Extracted records:
........

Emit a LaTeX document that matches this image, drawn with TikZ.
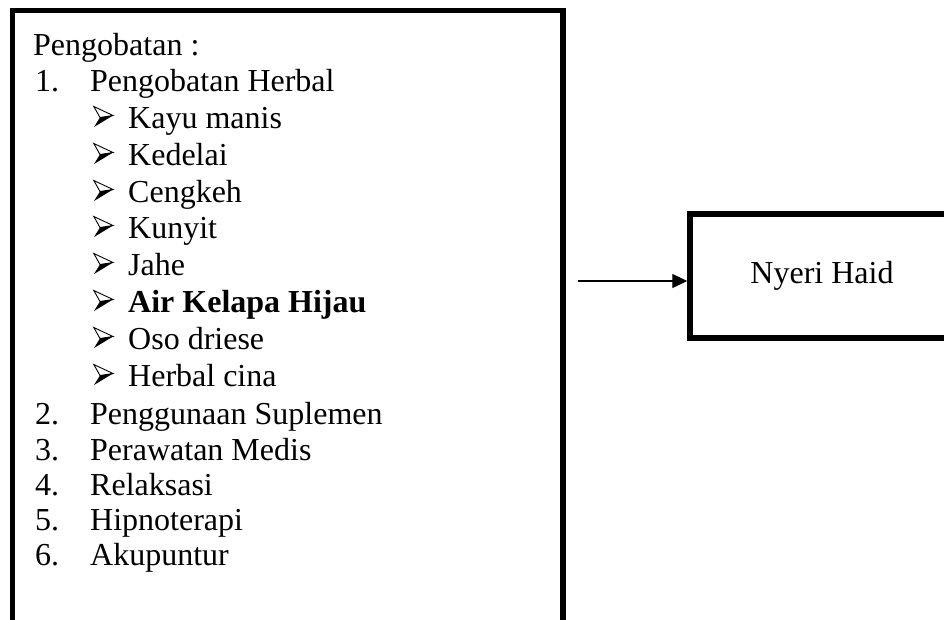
\documentclass[tikz,border=0pt]{standalone}
\usepackage{fontspec}
\setmainfont{Liberation Serif}
\usetikzlibrary{arrows.meta}
\tikzset{
  frame/.style={draw=black, line width=5.5pt, line join=miter},
  txt/.style={anchor=base west, inner sep=0pt, font=\fontsize{32}{37}\selectfont},
  conn/.style={line width=1.3pt, -{Triangle[length=15pt,width=14pt]}},
  arrowbul/.pic={
    \fill[black] (7,-9.5) -- (20,-11.5) -- (1,0) -- cycle;
    \draw[black, line width=0.9pt, line join=miter] (0.8,-20.5) -- (20,-11.5) -- (7,-9.5) -- cycle;
  }
}
\begin{document}
\begin{tikzpicture}[x=1pt,y=-1pt]
\useasboundingbox (0,0) rectangle (944,619);
\clip (0,0) rectangle (944,619);
% left frame
\node[frame, minimum width=550.5pt, minimum height=700pt, inner sep=0pt] (leftbox) at (287.75,360.5) {};
% right frame
\node[frame, minimum width=264pt, minimum height=124pt, inner sep=0pt,
      font=\fontsize{32}{37}\selectfont] (rightbox) at (822,276) {Nyeri Haid};
% list
\node[txt] (t0) at (33,55) {Pengobatan :};
\node[txt] (n1) at (35,91) {1.};
\node[txt] (t1) at (90,91) {Pengobatan Herbal};
\pic at (93,127) {arrowbul};
\node[txt] (h1) at (128,128) {Kayu manis};
\pic at (93,164) {arrowbul};
\node[txt] (h2) at (128,165) {Kedelai};
\pic at (93,201) {arrowbul};
\node[txt] (h3) at (128,202) {Cengkeh};
\pic at (93,237) {arrowbul};
\node[txt] (h4) at (128,238) {Kunyit};
\pic at (93,274) {arrowbul};
\node[txt] (h5) at (128,275) {Jahe};
\pic at (93,311) {arrowbul};
\node[txt, font=\bfseries\fontsize{32}{37}\selectfont] (h6) at (128,312) {Air Kelapa Hijau};
\pic at (93,348) {arrowbul};
\node[txt] (h7) at (128,349) {Oso driese};
\pic at (93,385) {arrowbul};
\node[txt] (h8) at (128,386) {Herbal cina};
\node[txt] (n2) at (35,424) {2.};
\node[txt] (t2) at (90,424) {Penggunaan Suplemen};
\node[txt] (n3) at (35,460) {3.};
\node[txt] (t3) at (90,460) {Perawatan Medis};
\node[txt] (n4) at (35,495) {4.};
\node[txt] (t4) at (90,495) {Relaksasi};
\node[txt] (n5) at (35,530) {5.};
\node[txt] (t5) at (90,530) {Hipnoterapi};
\node[txt] (n6) at (35,565) {6.};
\node[txt] (t6) at (90,565) {Akupuntur};
% connector
\coordinate (start) at (578,281);
\draw[conn] (start) -- (rightbox.west |- start);
\end{tikzpicture}
\end{document}
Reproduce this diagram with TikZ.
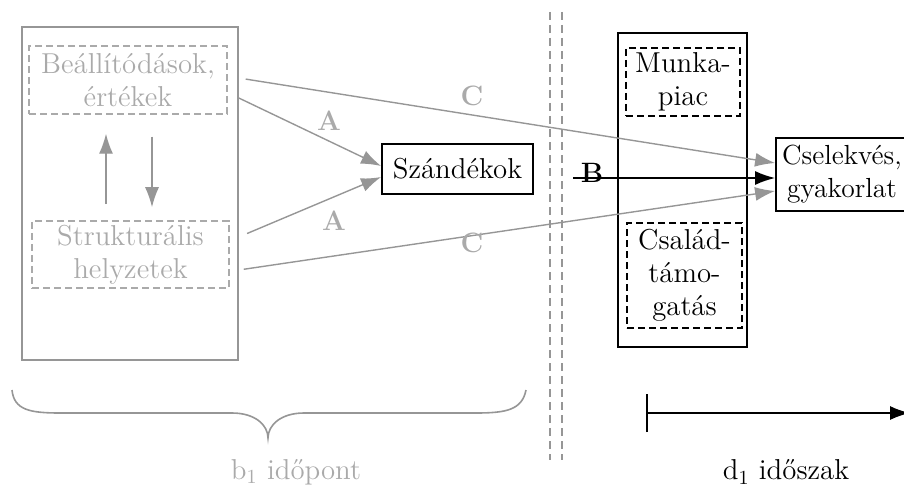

........

■ **Problem statement**
Can the entries above be repeated exactly, without their pictures?

■ **Result of the task**
Emit a LaTeX document that matches this image, drawn with TikZ.
\documentclass[tikz,border=0pt]{standalone}
\usepackage{fontspec}
\setmainfont{Liberation Serif}
\usetikzlibrary{arrows.meta}
\tikzset{
  frame/.style={draw=black, line width=5.5pt, line join=miter},
  txt/.style={anchor=base west, inner sep=0pt, font=\fontsize{32}{37}\selectfont},
  conn/.style={line width=1.3pt, -{Triangle[length=15pt,width=14pt]}},
  arrowbul/.pic={
    \fill[black] (7,-9.5) -- (20,-11.5) -- (1,0) -- cycle;
    \draw[black, line width=0.9pt, line join=miter] (0.8,-20.5) -- (20,-11.5) -- (7,-9.5) -- cycle;
  }
}
\begin{document}
\begin{tikzpicture}[x=1pt,y=-1pt]
\useasboundingbox (0,0) rectangle (944,619);
\clip (0,0) rectangle (944,619);
% left frame
\node[frame, minimum width=550.5pt, minimum height=700pt, inner sep=0pt] (leftbox) at (287.75,360.5) {};
% right frame
\node[frame, minimum width=264pt, minimum height=124pt, inner sep=0pt,
      font=\fontsize{32}{37}\selectfont] (rightbox) at (822,276) {Nyeri Haid};
% list
\node[txt] (t0) at (33,55) {Pengobatan :};
\node[txt] (n1) at (35,91) {1.};
\node[txt] (t1) at (90,91) {Pengobatan Herbal};
\pic at (93,127) {arrowbul};
\node[txt] (h1) at (128,128) {Kayu manis};
\pic at (93,164) {arrowbul};
\node[txt] (h2) at (128,165) {Kedelai};
\pic at (93,201) {arrowbul};
\node[txt] (h3) at (128,202) {Cengkeh};
\pic at (93,237) {arrowbul};
\node[txt] (h4) at (128,238) {Kunyit};
\pic at (93,274) {arrowbul};
\node[txt] (h5) at (128,275) {Jahe};
\pic at (93,311) {arrowbul};
\node[txt, font=\bfseries\fontsize{32}{37}\selectfont] (h6) at (128,312) {Air Kelapa Hijau};
\pic at (93,348) {arrowbul};
\node[txt] (h7) at (128,349) {Oso driese};
\pic at (93,385) {arrowbul};
\node[txt] (h8) at (128,386) {Herbal cina};
\node[txt] (n2) at (35,424) {2.};
\node[txt] (t2) at (90,424) {Penggunaan Suplemen};
\node[txt] (n3) at (35,460) {3.};
\node[txt] (t3) at (90,460) {Perawatan Medis};
\node[txt] (n4) at (35,495) {4.};
\node[txt] (t4) at (90,495) {Relaksasi};
\node[txt] (n5) at (35,530) {5.};
\node[txt] (t5) at (90,530) {Hipnoterapi};
\node[txt] (n6) at (35,565) {6.};
\node[txt] (t6) at (90,565) {Akupuntur};
% connector
\coordinate (start) at (578,281);
\draw[conn] (start) -- (rightbox.west |- start);
\end{tikzpicture}
\end{document}
Reproduce this diagram with TikZ.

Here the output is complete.